L'histoire :
A Verezzi, en Italie, 80 ans après le départ de ses grands-parents fuyant le fascisme pour l’Amérique du sud, une jeune argentine, Iris, prend possession de la maison familiale en compagnie de son compagnon, Ismail. Elle est dessinatrice. Lui, donnera des cours d’arabe à l’école de langue, et des cours de calligraphie aux beaux-arts. Mais avant cela, il doit retourner quelques temps dans son pays, régler des questions administratives, voir ses parents, etc. Alors qu’elle se retrouve seule, dans cette grande maison lumineuse qu’ils n’ont pas encore aménagée ensemble, Iris apprend qu’elle est enceinte. Sa tante Tiz, qui est médecin, la tranquillise et la rassure. Mais elle se souvient aussi de Maïté, la mère d’Iris, 36 ans auparavant, de sa rage d’être enceinte… Iris, elle, est heureuse, et elle décide d’attendre quelques jours pour l’annoncer à Ismail. En attendant, elle écrit des lettres à cet « amour minuscule » qui pousse dans son ventre.
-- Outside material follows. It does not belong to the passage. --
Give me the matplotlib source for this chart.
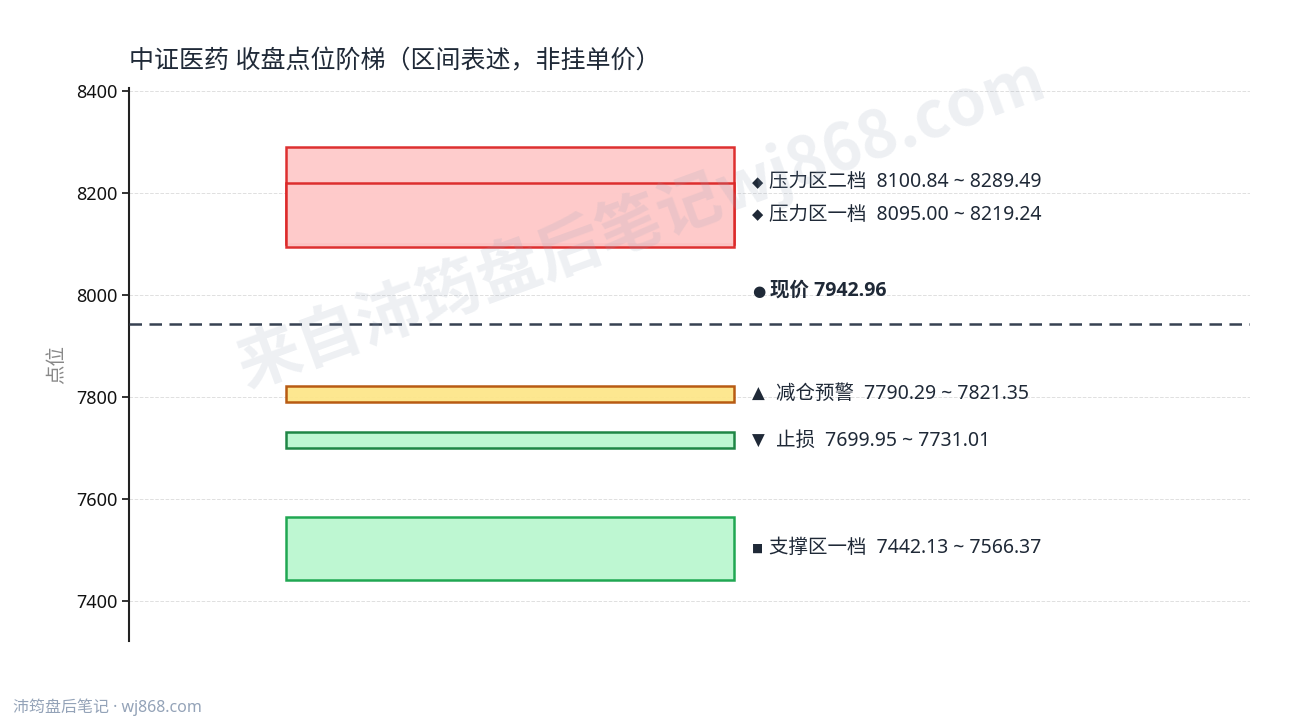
import matplotlib
matplotlib.use("Agg")
import matplotlib.pyplot as plt
from matplotlib.patches import Rectangle

plt.rcParams['font.family'] = ['Noto Sans', 'Noto Sans CJK SC', 'DejaVu Sans']

# zones
zone_names = ["压力区二档", "压力区一档", "减仓预警", "止损", "支撑区一档"]
zone_low = [8100.84, 8095.00, 7790.29, 7699.95, 7442.13]
zone_high = [8289.49, 8219.24, 7821.35, 7731.01, 7566.37]
zone_mark = ["◆", "◆", "▲", "▼", "■"]
zone_face = ["#fecaca", "#fecaca", "#fde68a", "#bbf7d0", "#bbf7d0"]
zone_edge = ["#dc2626", "#dc2626", "#b45309", "#15803d", "#16a34a"]

price = 7942.96
yticks = [7400, 7600, 7800, 8000, 8200, 8400]

title = "中证医药 收盘点位阶梯（区间表述，非挂单价）"
text_col = "#1f2937"

mark_size = {"◆": 10.5, "■": 8.5, "●": 11, "▲": 12, "▼": 12}
mark_gap = {"◆": 0.015, "■": 0.015, "●": 0.0165, "▲": 0.022, "▼": 0.022}

fig = plt.figure(figsize=(12.9, 7.2), dpi=100)
ax = fig.add_axes([0.1, 0.11, 0.869, 0.768])

x0, w = 0.14, 0.40
for lo, hi, fc, ec in zip(zone_low, zone_high, zone_face, zone_edge):
    ax.add_patch(Rectangle((x0, lo), w, hi - lo, facecolor=fc, edgecolor=ec,
                           lw=1.8, alpha=0.95, zorder=3))

# label positions: middle of zone, pushed apart if too close
mids = [(lo + hi) / 2 for lo, hi in zip(zone_low, zone_high)]
order = sorted(range(len(mids)), key=lambda i: mids[i])
pos = list(mids)
prev = None
for i in order:
    if prev is not None and pos[i] - pos[prev] < 64:
        pos[i] = pos[prev] + 64
    prev = i

lx = 0.5555
for i, name in enumerate(zone_names):
    m = zone_mark[i]
    ax.text(lx, pos[i], m, fontsize=mark_size[m], color=text_col,
            va="center", ha="left", zorder=5, family=['DejaVu Sans'])
    ax.text(lx + mark_gap[m], pos[i], f"{name}  {zone_low[i]:.2f} ~ {zone_high[i]:.2f}",
            fontsize=14, color=text_col, va="center", ha="left", zorder=5)

ax.axhline(price, color="#374151", lw=1.8, ls=(0, (5, 3)), zorder=4)
ax.text(lx, price + 65, "●", fontsize=mark_size["●"], color=text_col,
        va="center", ha="left", zorder=5, family=['DejaVu Sans'])
ax.text(lx + mark_gap["●"], price + 65, f"现价 {price:.2f}", fontsize=14,
        fontweight="bold", color=text_col, va="center", ha="left", zorder=5,
        family=['Open Sans', 'Noto Sans CJK SC'])

ax.set_xlim(0, 1)
ax.set_ylim(7323, 8406)
ax.set_yticks(yticks)
ax.set_xticks([])
ax.tick_params(axis="y", labelsize=13, length=5, width=1.2, colors="#111111")
ax.grid(axis="y", color="#e0e0e0", ls="--", lw=0.7)
ax.set_axisbelow(True)
for s in ["top", "right", "bottom"]:
    ax.spines[s].set_visible(False)
ax.spines["left"].set_linewidth(1.5)
ax.spines["left"].set_color("#222222")
ax.set_ylabel("点位", fontsize=14, color="#888888", labelpad=6)

ax.set_title(title, loc="left", fontsize=18, color=text_col, pad=14)

# watermark
fig.text(0.497, 0.69, "来自沛筠盘后笔记wj868.com", fontsize=46, fontweight="bold",
         color="#94a3b8", alpha=0.16, rotation=20, ha="center", va="center", zorder=10,
         family=['Noto Sans CJK SC'])

fig.text(0.01, 0.006, "沛筠盘后笔记 · wj868.com", fontsize=11.5, color="#94a3b8",
         ha="left", va="bottom")

fig.savefig("out.png", dpi=100)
Le problème, c’est que le pays d’Ismail, la Syrie, s’est enfoncé beaucoup plus vite dans le chaos que ce qu’il ne pensait… Il est enlevé, sans pouvoir donner de nouvelles. Une très longue attente commence pour Iris, qui va mettre à profit ce temps pour en apprendre sur sa vie, sur elle et sa famille.
Ce qu'on en pense sur la planète BD :
Après le beau succès du Port des Marins Perdus, déjà chez Treize étrange, Teresa Radice et Stefano Turconi reviennent avec un roman graphique fleuve de plus de 300 pages ! L’histoire est d’une grande richesse. Une histoire d’amour, certes, et de famille aussi. L’histoire d’un couple de vieux jeunes, ayant dépassé la trentaine, un universitaire et une dessinatrice, qui ont bourlingué et ont enfin trouvé l’âme sœur. Mais le passage à la famille n’est pas simple, d’autant qu’Iris ne connaît pas son père, que sa mère est une hippie à moitié folle, et qu’Ismail vient de laisser les siens dans un pays à feu et à sang. C’est une histoire d’attente et de confiance en la vie, du côté d’Iris qui fait face à ses antécédents familiaux, et de confiance et de lutte pour la survie pour son compagnon. C’est aussi une histoire de voyages, de citoyens du monde, elle italo-argentine, lui syrien ; mais aussi de migrations, celle de ses ancêtres à elle, celle de ses pairs à lui. Le lecteur suit avec passion les amours contrariées de ce beau couple, lui musulman, elle catholique déçue, lui mat de peau, elle blonde comme les blés. Alors qu’Ismail doit livrer le combat de sa vie, pour sa vie, Iris, elle, est dans la construction d’un être, cet « Amour minuscule » à qui elle écrit de belles lettres sur la vie, mais aussi dans la reconstruction de sa vie. Car tous les gens importants qui gravitent autour d’elle, qui l’aiment, ont aussi un passé, des blessures, des secrets qu’elle découvre (ou pas) petit à petit. Hymne à l’amour, hymne à la vie, hymne à la tolérance et à l’acceptation des différences, cet Amour minuscule ébranle et émeut. Le crayon de Stefano Turconi croque avec délicatesse et sensibilité cette histoire, entre cases détourés et ouvertes, enchaînements rapides et cases-planches majestueuses… C’est beau dans l’esprit et beau-beau graphiquement, comme ces rayons de soleil perçant les nuages au-dessus du port de Gênes à peine ébauché, qui inaugure l’album… Le lecteur ne pourra sortir de là qu’heureux et en accord avec la vie. C’est un sacré pari réussi.